_Directive:_ Would you transcribe the whole listing exactly, minus its pictures?

>> START Dataset excerpt

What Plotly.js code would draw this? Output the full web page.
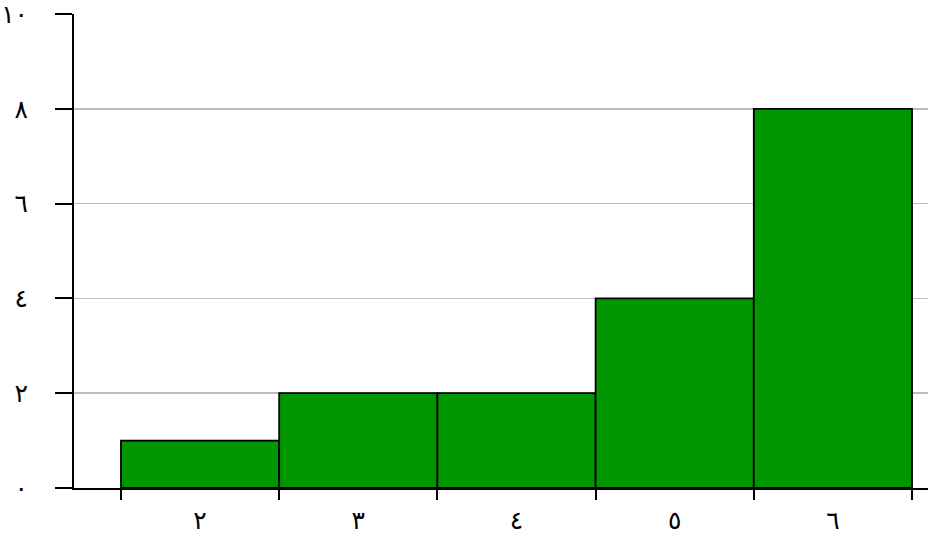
<!DOCTYPE html>
<html>
<head>
<meta charset="utf-8">
<script src="https://cdn.plot.ly/plotly-3.0.1.min.js"></script>
<style>html,body{margin:0;padding:0;background:#fff;}#chart{width:929px;height:541px;}</style>
</head>
<body>
<div id="chart"></div>
<script>
const categories = ['٢', '٣', '٤', '٥', '٦'];
const binCenters = [2, 3, 4, 5, 6];
const counts = [1, 2, 2, 4, 8];
const binEdges = [1.5, 2.5, 3.5, 4.5, 5.5, 6.5];
const yTickVals = [0, 2, 4, 6, 8, 10];
const yTickText = ['٠', '٢', '٤', '٦', '٨', '١٠'];

const trace = {
  type: 'bar',
  x: binCenters,
  y: counts,
  width: 1,
  marker: {color: '#009600', line: {color: '#000000', width: 1.8}},
  hoverinfo: 'x+y'
};

const layout = {
  width: 929, height: 541,
  margin: {l: 74, r: 1, t: 14, b: 53},
  paper_bgcolor: '#ffffff', plot_bgcolor: '#ffffff',
  showlegend: false,
  font: {family: 'DejaVu Sans, sans-serif', size: 25, color: '#000000'},
  xaxis: {
    range: [1.203, 6.601],
    tickmode: 'array', tickvals: binCenters, ticktext: categories,
    ticks: '', ticklabelstandoff: 9, ticklabeloverflow: 'allow',
    showline: true, linecolor: '#000000', linewidth: 2,
    showgrid: false, zeroline: false,
    minor: {tickmode: 'array', tickvals: binEdges, ticks: 'outside', ticklen: 10, tickwidth: 2, tickcolor: '#000000', showgrid: false}
  },
  yaxis: {
    range: [0, 10],
    tickmode: 'array', tickvals: yTickVals, ticktext: yTickText,
    ticks: 'outside', ticklen: 17, tickwidth: 2, tickcolor: '#000000',
    ticklabelstandoff: 22, ticklabeloverflow: 'allow',
    showline: true, linecolor: '#000000', linewidth: 2,
    showgrid: true, gridcolor: '#bebebe', gridwidth: 1.5,
    zeroline: false
  },
  bargap: 0
};

Plotly.newPlot('chart', [trace], layout, {displayModeBar: false, staticPlot: true});
</script>
</body>
</html>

>> END Dataset excerpt

_The output:_
What Plotly.js code would draw this? Output the full web page.
<!DOCTYPE html>
<html>
<head>
<meta charset="utf-8">
<script src="https://cdn.plot.ly/plotly-3.0.1.min.js"></script>
<style>html,body{margin:0;padding:0;background:#fff;}#chart{width:929px;height:541px;}</style>
</head>
<body>
<div id="chart"></div>
<script>
const categories = ['٢', '٣', '٤', '٥', '٦'];
const binCenters = [2, 3, 4, 5, 6];
const counts = [1, 2, 2, 4, 8];
const binEdges = [1.5, 2.5, 3.5, 4.5, 5.5, 6.5];
const yTickVals = [0, 2, 4, 6, 8, 10];
const yTickText = ['٠', '٢', '٤', '٦', '٨', '١٠'];

const trace = {
  type: 'bar',
  x: binCenters,
  y: counts,
  width: 1,
  marker: {color: '#009600', line: {color: '#000000', width: 1.8}},
  hoverinfo: 'x+y'
};

const layout = {
  width: 929, height: 541,
  margin: {l: 74, r: 1, t: 14, b: 53},
  paper_bgcolor: '#ffffff', plot_bgcolor: '#ffffff',
  showlegend: false,
  font: {family: 'DejaVu Sans, sans-serif', size: 25, color: '#000000'},
  xaxis: {
    range: [1.203, 6.601],
    tickmode: 'array', tickvals: binCenters, ticktext: categories,
    ticks: '', ticklabelstandoff: 9, ticklabeloverflow: 'allow',
    showline: true, linecolor: '#000000', linewidth: 2,
    showgrid: false, zeroline: false,
    minor: {tickmode: 'array', tickvals: binEdges, ticks: 'outside', ticklen: 10, tickwidth: 2, tickcolor: '#000000', showgrid: false}
  },
  yaxis: {
    range: [0, 10],
    tickmode: 'array', tickvals: yTickVals, ticktext: yTickText,
    ticks: 'outside', ticklen: 17, tickwidth: 2, tickcolor: '#000000',
    ticklabelstandoff: 22, ticklabeloverflow: 'allow',
    showline: true, linecolor: '#000000', linewidth: 2,
    showgrid: true, gridcolor: '#bebebe', gridwidth: 1.5,
    zeroline: false
  },
  bargap: 0
};

Plotly.newPlot('chart', [trace], layout, {displayModeBar: false, staticPlot: true});
</script>
</body>
</html>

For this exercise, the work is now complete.